Background
Since 1999, when the Legislature enacted the legislation on the California High School Exit Exam (CAHSEE), Public Advocates has been working to ensure that all students have the opportunity to learn the content mandated in California’s rigorous content standards and tested on the exit exam, and to demonstrate their mastery of the standards on an alternative fair and valid assessment.
While the high school exam bill, SB 2X, was making its way through the legislative process during the 1999-2000 legislative session, Public Advocates argued that the legislation should include alternative forms of assessment. This helped to compel the Legislature to adopt a 1999 California Education Code § 60856, which required the State Board of Education to study alternatives to the CAHSEE after the adoption and initial administration of the exam.
Since 1999, Public Advocates has used both legislative advocacy and coalition building in the Campaign for Quality Education (CQE) to raise awareness of the harmful effects of the CAHSEE, particularly for students in under-resourced schools. As an active member of the CQE, we participated in CQE’s 2003 statewide bus tour and rally in Sacramento to publicize inequitable school conditions and resources and protest the punitive nature of the CAHSEE for students trapped in under-resourced schools, as well as organized testimony before the State Board of Education requesting a delay of the exam until the necessary resources could be provided. The CQE’s numbers and testimony visibly influenced members of the Board as they discussed and agreed to delay the exam for two years.
By the fall of 2005, while the State prepared to impose the CAHSEE requirement on the Class of 2006, it had still failed to study alternatives to the exit exam for all students as required by Education Code § 60856. Public Advocates sent a letter to the State Board of Education in November 2005 demanding that the State Board study alternatives to CAHSEE, as it was required to do by law. Due in part to this letter, the State Superintendent of Public Instruction held a public hearing on alternatives in December 2005. Public Advocates, in conjunction with many of our community partners, participated in this hearing and advocated for an assessment system that uses multiple measures to assess whether or not a student is ready to graduate from high school, rather than a single, high-stakes, standardized test such as the CAHSEE.
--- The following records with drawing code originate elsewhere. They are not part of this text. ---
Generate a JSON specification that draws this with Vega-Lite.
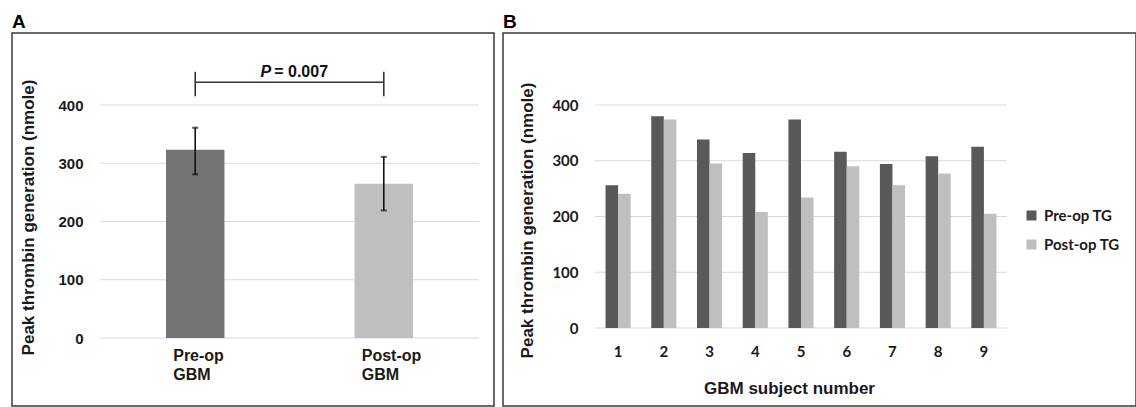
{
  "$schema": "https://vega.github.io/schema/vega-lite/v6.json",
  "padding": {"left": 11, "top": 12, "right": 0, "bottom": 0},
  "background": "white",
  "spacing": 7,
  "resolve": {"scale": {"x": "independent", "y": "independent", "color": "independent"}, "legend": {"color": "independent"}},
  "config": {
    "view": {"stroke": "#3a3a3a", "strokeWidth": 1.5},
    "font": "Liberation Sans",
    "axis": {"domain": false, "ticks": false, "grid": false, "labelColor": "#1a1a1a", "titleColor": "#1a1a1a", "labelFontWeight": "bold", "titleFontWeight": "bold", "labelFlush": false},
    "title": {"anchor": "start", "fontSize": 19, "fontWeight": "bold", "font": "Liberation Sans", "color": "#000", "baseline": "alphabetic", "offset": 1}
  },
  "datasets": {
    "grid": [{"g": 0}, {"g": 100}, {"g": 200}, {"g": 300}, {"g": 400}],
    "summary": [
      {"cat": "Pre-op GBM", "mean": 323, "lower": 281, "upper": 361},
      {"cat": "Post-op GBM", "mean": 265, "lower": 219, "upper": 311}
    ],
    "pval": [{"cat": "Pre-op GBM", "p": "P", "rest": "= 0.007"}],
    "subjects": [
      {"subject": 1, "series": "Pre-op TG", "value": 256}, {"subject": 1, "series": "Post-op TG", "value": 241},
      {"subject": 2, "series": "Pre-op TG", "value": 380}, {"subject": 2, "series": "Post-op TG", "value": 374},
      {"subject": 3, "series": "Pre-op TG", "value": 338}, {"subject": 3, "series": "Post-op TG", "value": 295},
      {"subject": 4, "series": "Pre-op TG", "value": 314}, {"subject": 4, "series": "Post-op TG", "value": 208},
      {"subject": 5, "series": "Pre-op TG", "value": 374}, {"subject": 5, "series": "Post-op TG", "value": 234},
      {"subject": 6, "series": "Pre-op TG", "value": 316}, {"subject": 6, "series": "Post-op TG", "value": 290},
      {"subject": 7, "series": "Pre-op TG", "value": 294}, {"subject": 7, "series": "Post-op TG", "value": 256},
      {"subject": 8, "series": "Pre-op TG", "value": 308}, {"subject": 8, "series": "Post-op TG", "value": 277},
      {"subject": 9, "series": "Pre-op TG", "value": 325}, {"subject": 9, "series": "Post-op TG", "value": 205}
    ]
  },
  "hconcat": [
    {
      "width": 482,
      "height": 373,
      "title": {"text": "A"},
      "resolve": {"scale": {"x": "independent"}},
      "layer": [
        {
          "data": {"name": "grid"},
          "mark": {"type": "rule", "color": "#d9d9d9", "strokeWidth": 1.2},
          "encoding": {
            "y": {"field": "g", "type": "quantitative", "scale": {"domain": [0, 400], "range": [305, 72], "nice": false}},
            "x": {"datum": 0, "type": "quantitative", "scale": {"domain": [0, 1], "range": [88, 467]}, "axis": null},
            "x2": {"datum": 1}
          }
        },
        {
          "layer": [
            {
              "data": {"name": "summary"},
              "mark": {"type": "bar"},
              "encoding": {
                "x": {"field": "cat", "type": "nominal", "scale": {"domain": ["Pre-op GBM", "Post-op GBM"], "range": [88, 467], "paddingInner": 0.69, "paddingOuter": 0.35},
                  "axis": {"offset": -68, "labelPadding": 9, "labelFontSize": 16, "labelAlign": "left", "labelOffset": -22, "labelAngle": 0, "labelExpr": "split(datum.label, ' ')", "labelLineHeight": 19, "title": null}},
                "y": {"field": "mean", "type": "quantitative", "scale": {"domain": [0, 400], "range": [305, 72], "nice": false},
                  "axis": {"offset": -76, "labelPadding": 5, "labelFontSize": 15, "values": [0, 100, 200, 300, 400], "title": "Peak thrombin generation (nmole)", "titleFontSize": 17, "titleX": -60, "titleY": 184, "titleAngle": 270, "titleAlign": "center", "titleBaseline": "middle"}},
                "color": {"field": "cat", "type": "nominal", "scale": {"domain": ["Pre-op GBM", "Post-op GBM"], "range": ["#737373", "#bfbfbf"]}, "legend": null}
              }
            },
            {
              "data": {"name": "summary"},
              "mark": {"type": "rule", "color": "#111", "strokeWidth": 1.6},
              "encoding": {
                "x": {"field": "cat", "type": "nominal", "scale": {"domain": ["Pre-op GBM", "Post-op GBM"], "range": [88, 467], "paddingInner": 0.69, "paddingOuter": 0.35}},
                "y": {"field": "lower", "type": "quantitative", "scale": {"domain": [0, 400], "range": [305, 72], "nice": false}},
                "y2": {"field": "upper"}
              }
            },
            {
              "data": {"name": "summary"},
              "mark": {"type": "tick", "color": "#111", "size": 6, "thickness": 2},
              "encoding": {
                "x": {"field": "cat", "type": "nominal", "scale": {"domain": ["Pre-op GBM", "Post-op GBM"], "range": [88, 467], "paddingInner": 0.69, "paddingOuter": 0.35}},
                "y": {"field": "lower", "type": "quantitative", "scale": {"domain": [0, 400], "range": [305, 72], "nice": false}}
              }
            },
            {
              "data": {"name": "summary"},
              "mark": {"type": "tick", "color": "#111", "size": 6, "thickness": 2},
              "encoding": {
                "x": {"field": "cat", "type": "nominal", "scale": {"domain": ["Pre-op GBM", "Post-op GBM"], "range": [88, 467], "paddingInner": 0.69, "paddingOuter": 0.35}},
                "y": {"field": "upper", "type": "quantitative", "scale": {"domain": [0, 400], "range": [305, 72], "nice": false}}
              }
            },
            {
              "data": {"name": "summary"},
              "mark": {"type": "rule", "color": "#333", "strokeWidth": 1.6},
              "encoding": {
                "x": {"field": "cat", "type": "nominal", "scale": {"domain": ["Pre-op GBM", "Post-op GBM"], "range": [88, 467], "paddingInner": 0.69, "paddingOuter": 0.35}},
                "y": {"datum": 415, "type": "quantitative", "scale": {"domain": [0, 400], "range": [305, 72], "nice": false}},
                "y2": {"datum": 457}
              }
            },
            {
              "data": {"name": "summary"},
              "mark": {"type": "line", "color": "#333", "strokeWidth": 1.6},
              "encoding": {
                "x": {"field": "cat", "type": "nominal", "scale": {"domain": ["Pre-op GBM", "Post-op GBM"], "range": [88, 467], "paddingInner": 0.69, "paddingOuter": 0.35}},
                "y": {"datum": 439, "type": "quantitative", "scale": {"domain": [0, 400], "range": [305, 72], "nice": false}}
              }
            },
            {
              "data": {"name": "pval"},
              "mark": {"type": "text", "font": "Liberation Sans", "fontSize": 16, "fontWeight": "bold", "fontStyle": "italic", "align": "right", "baseline": "alphabetic", "dx": 76, "color": "#111"},
              "encoding": {
                "x": {"field": "cat", "type": "nominal", "scale": {"domain": ["Pre-op GBM", "Post-op GBM"], "range": [88, 467], "paddingInner": 0.69, "paddingOuter": 0.35}},
                "y": {"datum": 448, "type": "quantitative", "scale": {"domain": [0, 400], "range": [305, 72], "nice": false}},
                "text": {"field": "p"}
              }
            },
            {
              "data": {"name": "pval"},
              "mark": {"type": "text", "font": "Liberation Sans", "fontSize": 16, "fontWeight": "bold", "align": "left", "baseline": "alphabetic", "dx": 79, "color": "#111"},
              "encoding": {
                "x": {"field": "cat", "type": "nominal", "scale": {"domain": ["Pre-op GBM", "Post-op GBM"], "range": [88, 467], "paddingInner": 0.69, "paddingOuter": 0.35}},
                "y": {"datum": 448, "type": "quantitative", "scale": {"domain": [0, 400], "range": [305, 72], "nice": false}},
                "text": {"field": "rest"}
              }
            }
          ]
        }
      ]
    },
    {
      "width": 633,
      "height": 373,
      "title": {"text": "B"},
      "resolve": {"scale": {"x": "independent"}},
      "layer": [
        {
          "data": {"name": "grid"},
          "mark": {"type": "rule", "color": "#d9d9d9", "strokeWidth": 1.2},
          "encoding": {
            "y": {"field": "g", "type": "quantitative", "scale": {"domain": [0, 400], "range": [295, 72], "nice": false}},
            "x": {"datum": 0, "type": "quantitative", "scale": {"domain": [0, 1], "range": [92, 504]}, "axis": null},
            "x2": {"datum": 1}
          }
        },
        {
          "data": {"name": "subjects"},
          "mark": {"type": "bar"},
          "encoding": {
            "x": {"field": "subject", "type": "ordinal", "scale": {"range": [92, 504], "paddingInner": 0.45, "paddingOuter": 0.23},
              "axis": {"offset": -78, "labelPadding": 16, "labelFont": "Lato", "labelFontSize": 15, "labelAngle": 0, "title": "GBM subject number", "titleFontSize": 17, "titleX": 286, "titleY": 60, "titleAlign": "center", "titleBaseline": "middle"}},
            "xOffset": {"field": "series", "type": "nominal", "scale": {"domain": ["Pre-op TG", "Post-op TG"]}},
            "y": {"field": "value", "type": "quantitative", "scale": {"domain": [0, 400], "range": [295, 72], "nice": false},
              "axis": {"offset": -80, "labelPadding": 5, "labelFont": "Lato", "labelFontSize": 15, "values": [0, 100, 200, 300, 400], "title": "Peak thrombin generation (nmole)", "titleFontSize": 17, "titleX": -56, "titleY": 187, "titleAngle": 270, "titleAlign": "center", "titleBaseline": "middle"}},
            "color": {"field": "series", "type": "nominal", "scale": {"domain": ["Pre-op TG", "Post-op TG"], "range": ["#595959", "#bfbfbf"]},
              "legend": {"orient": "none", "legendX": 521, "legendY": 175, "title": null, "symbolType": "square", "symbolSize": 100, "symbolStrokeWidth": 0, "labelFont": "Lato", "labelFontSize": 15, "labelFontWeight": "bold", "labelColor": "#1a1a1a", "labelOffset": 5, "rowPadding": 13, "padding": 0}}
          }
        }
      ]
    }
  ]
}
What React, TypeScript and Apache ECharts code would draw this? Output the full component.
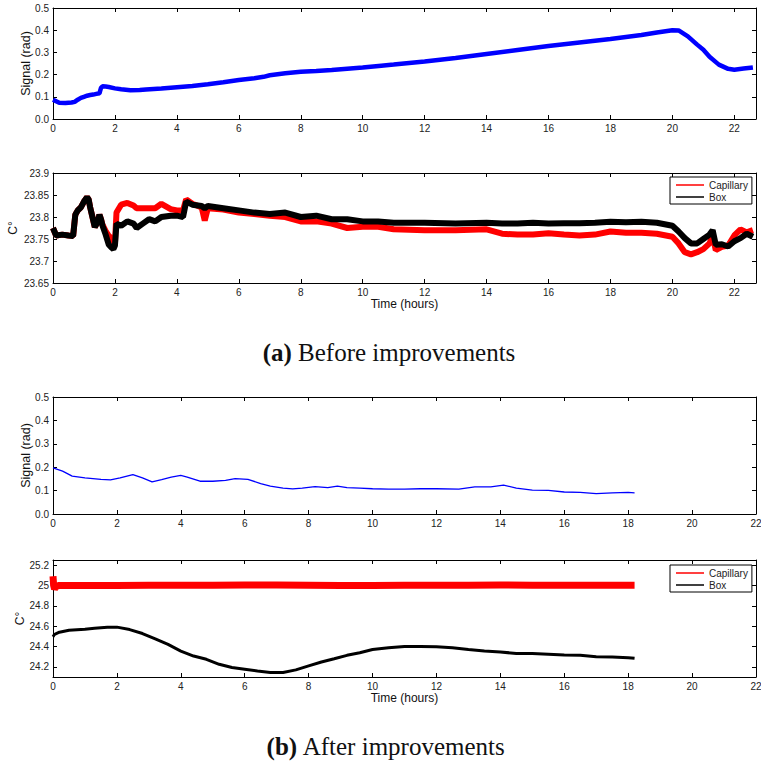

On March 8, 2006, just eight days before seniors in the class of 2006 would have their final opportunity to take the CAHSEE in time to receive scores by June and graduate on time, the State Board adopted the Superintendent’s recommendation that there was no “practical” alternative to the exit exam in time to benefit the class of 2006. Based on the State Board’s egregious five year delay in complying with their statutory obligation to study alternatives, Public Advocates filed suit, on behalf of Californians for Justice, to halt implementation of the diploma penalty (Californians for Justice v. State Board of Education) While the trial court agreed that the State was indeed late in conducting the study of alternatives, it declined to issue a remedy, and our appeal was unsuccessful.
Public Advocates and our allies in the CQE continued to advocate for a more fair alternative to the CAHSEE, including support for AB 1379 (Brownley) (2007), a bill that would have required the Superintendent to conduct a more rigorous study of alternatives by October 2008. AB 1379 was vetoed by Governor Schwarzenegger.
We hold strong to the principle that California should have a two-way system of accountability: the State should be held accountable for providing all students with the opportunity to learn the content tested on the CAHSEE before holding individual students accountable for passing the exam. To this end, Public Advocates filed an amicus brief, on behalf of 11 community organizations, as well as United Teachers Los Angeles and the Campaign for Quality Education, in Valenzuela v. O’Connell , a suit challenging the CAHSEE on equal protection grounds. In the summer of 2006, the California Court of Appeals agreed that many students may well have been denied the opportunity to learn the material tested on the CAHSAEE, but declined to halt implementation of the diploma penalty for the class of 2006.